Ickes acknowledges that the relationship between COVID-19 and breastfeeding needs further research and policy support, as many mothers are receiving conflicting messages and misinformation. His current study aims to assess how COVID-19 has influenced breastfeeding perceptions, attitudes and practices — and he feels a sense of urgency to get the findings published quickly.

“COVID-19-related research needs to be timely and efficient to respond to the pandemic that we’re in, as well as to plan for the future in terms of how these major economic and health shocks affect vulnerable populations and marginalized groups,” said Ickes. “I think the link to the Carolina Global Breastfeeding Institute can help this project to shape policy and improve global understanding about COVID-19 and breastfeeding.”

“I agree,” added Palmquist. “Public health research tends to lag behind the clinical science.”

Connecting two countries

Living in both the U.S. and Kenya while looking at the pandemic through the lens of breastfeeding has informed Ickes’ perspective of global health.

“Recognizing how governments can effectively support their citizens to prevent some of those hardships is great to see,” he said. “But we also appreciate that many societies struggle to garner the necessary resources to implement and leverage policies into timely action.”

“The issue about returning to work and support for breastfeeding is actually the same for high-income countries. Lack of paid leave is a major barrier for U.S. women,” said Palmquist. “In low- and middle-income countries, or countries in the Global South, there are policies that sometimes support lactation in the workplace or provide protections during the postpartum period — but those protections are usually limited to women working in the formal sector.
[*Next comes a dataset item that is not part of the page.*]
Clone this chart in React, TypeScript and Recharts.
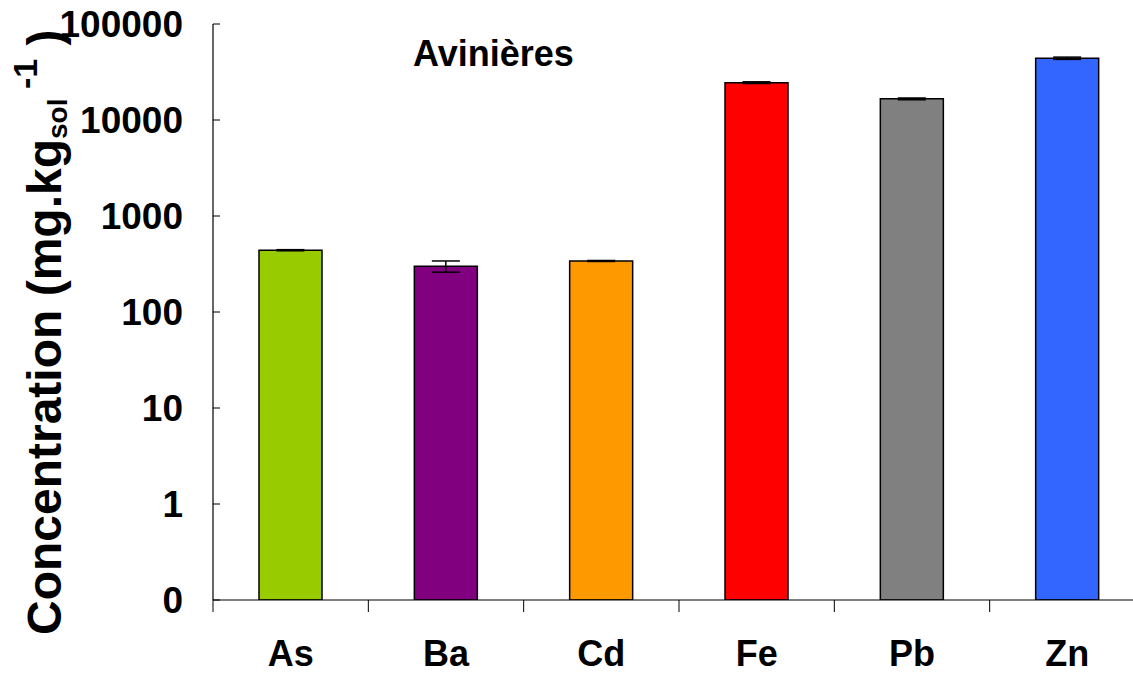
import { Bar, BarChart, Cell, ErrorBar, XAxis, YAxis } from 'recharts';

const elements = ['As', 'Ba', 'Cd', 'Fe', 'Pb', 'Zn'];
const concentrations = [440, 300, 340, 24500, 16600, 44000];
const errors = [6, 40, 4, 500, 350, 1200];
const barColors = ['#99CC00', '#800080', '#FF9900', '#FF0000', '#808080', '#3366FF'];
const yTicks = [0.1, 1, 10, 100, 1000, 10000, 100000];
const siteName = 'Avinières';

const data = elements.map((el, i) => ({
  element: el,
  value: concentrations[i],
  err: errors[i],
}));

const font = '"Liberation Sans", Arial, sans-serif';

// x ticks sit between the categories, like in the original figure
const XTick = (props: any) => {
  const { x, y, payload } = props;
  const half = payload && payload.offset ? payload.offset : 0;
  return (
    <g>
      <line x1={x - half} y1={y} x2={x - half} y2={y + 12} stroke="#000" strokeWidth={1} />
      <text
        x={x}
        y={y + 66}
        textAnchor="middle"
        fontFamily={font}
        fontWeight="bold"
        fontSize={36}
        fill="#000"
      >
        {payload.value}
      </text>
    </g>
  );
};

// y ticks point inwards, labels stay outside
const YTick = (props: any) => {
  const { x, y, payload } = props;
  const v = payload.value as number;
  return (
    <g>
      <line x1={x} y1={y} x2={x + 7} y2={y} stroke="#000" strokeWidth={1} />
      <text
        x={x - 30}
        y={y}
        dy="0.36em"
        textAnchor="end"
        fontFamily={font}
        fontWeight="bold"
        fontSize={37}
        fill="#000"
      >
        {v < 1 ? '0' : String(v)}
      </text>
    </g>
  );
};

const YTitle = () => (
  <text
    x={61}
    y={635}
    transform="rotate(-90 61 635)"
    fontFamily={font}
    fontWeight="bold"
    fontSize={48}
    fill="#000"
  >
    Concentration (mg.kg
    <tspan fontSize={28} dy={6}>sol</tspan>
    <tspan fontSize={34} dy={-30}> -1</tspan>
    <tspan fontSize={48} dy={24}> )</tspan>
  </text>
);

export default function App() {
  return (
    <div
      style={{
        position: 'absolute',
        left: 0,
        top: 0,
        width: 1133,
        height: 674,
        overflow: 'hidden',
        background: '#fff',
      }}
    >
      <BarChart
        width={1150}
        height={674}
        data={data}
        margin={{ top: 24, right: 5, left: 0, bottom: 0 }}
      >
        <XAxis
          dataKey="element"
          height={74}
          tickLine={false}
          tickSize={0}
          tickMargin={0}
          axisLine={{ stroke: '#000', strokeWidth: 1.2 }}
          tick={<XTick />}
        />
        <YAxis
          scale="log"
          domain={[0.1, 100000]}
          ticks={yTicks}
          allowDataOverflow
          width={213}
          tickLine={false}
          tickSize={0}
          tickMargin={0}
          axisLine={{ stroke: '#000', strokeWidth: 1.2 }}
          tick={<YTick />}
          label={<YTitle />}
        />
        <Bar
          dataKey="value"
          barSize={63}
          stroke="#000"
          strokeWidth={1.5}
          isAnimationActive={false}
        >
          {data.map((d, i) => (
            <Cell key={d.element} fill={barColors[i]} />
          ))}
          <ErrorBar dataKey="err" width={14} stroke="#000" strokeWidth={1.5} />
        </Bar>
      </BarChart>
      <div
        style={{
          position: 'absolute',
          left: 413,
          top: 36,
          fontFamily: font,
          fontWeight: 'bold',
          fontSize: 36,
          lineHeight: 1,
          color: '#000',
        }}
      >
        {siteName}
      </div>
    </div>
  );
}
It doesn’t trickle down to women who are working in much more difficult situations.”

Ickes believes the work in Naivasha will serve as a model for how not only commercial agriculture, but similar industries around the world, can support breastfeeding for mothers, especially when events like COVID-19 worsen food insecurity.

“I think that there really is that need,” said Ickes. “Given what we’re experiencing in high-income countries, I believe this work will be broadly helpful in any context where we see this nexus of employment and childcare; trying to manage COVID restrictions while supporting breastfeeding.”